The results of this regression are very interesting. Both the Gini Coefficient and relative wage are statistically significant, and there’s a strong negative relationship between the Gini Coefficient and points. This suggests that wage inequality among soccer teams has a negative impact on success, when holding relative wage constant. A team is seemingly better off distributing its funds more equally than focusing on acquiring expensive individual talent that will eat a high proportion of their total budget.

Basketball Regression

\[ WinPercentage = GiniCoefficient + RelativeWage \]

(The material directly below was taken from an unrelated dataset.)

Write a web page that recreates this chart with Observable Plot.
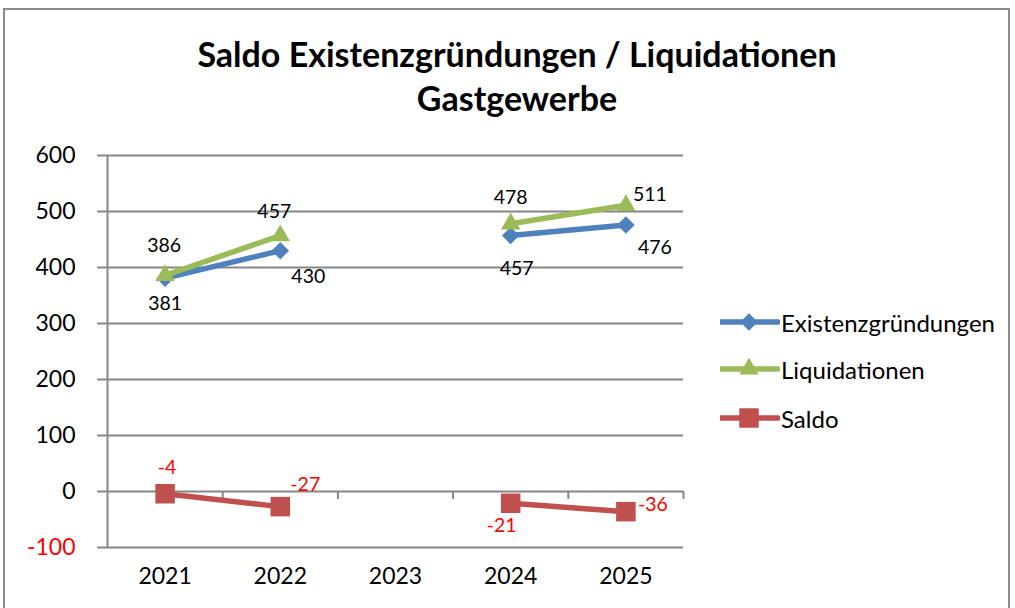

basketball_model <- lm(win_pct ~  gini + relative_wage, data = basketball_teams)
summ(basketball_model)
Observations 920 (46 missing obs. deleted)
Dependent variable win_pct
Type OLS linear regression
F(2,917) 77.84
0.15
Adj. R² 0.14
Est. S.E. t val. p
(Intercept) 0.15 0.03 5.16 0.00
gini 0.27 0.05 5.22 0.00
relative_wage 0.26 0.03 10.37 0.00
Standard errors: OLS

The results of this regression are also interesting, for different reasons. The Gini Coefficient and relative wage variables are both statistically significant, but their impacts are very small. The adjusted R-squared value of the regression is 0.14, meaning that the explanatory variables account for a relatively small amount of the variability in win rates. So this model suggests that wage inequality and relative wages have a significant but ultimately small impact on success in the NBA. This is surprising to me, since I would expect relative wages to always have a very strong impact on success. One could interpret this weak relationship in different ways, barring some problem with the data. Perhaps the spending priorities of NBA teams are not always to acquire the best talent, but to sign big names that fill seats though they may not integrate well with the team. There have been examples of aging superstars being signed to large contracts, despite their decline in performance.

Conclusion

Earlier I suggested that soccer is more of a team sport than basketball. The findings in this report support that narrative. Soccer teams tend to distribute their funds much more evenly among their players than basketball teams. The MLS is an exception, largely due to the “designated player rule.” The regression results are also consistent with this idea, finding a strong negative relationship between the Gini Coefficient of a team and their success in professional soccer, but only a mild positive relationship among NBA teams. Thanks for reading, I hope you found this interesting.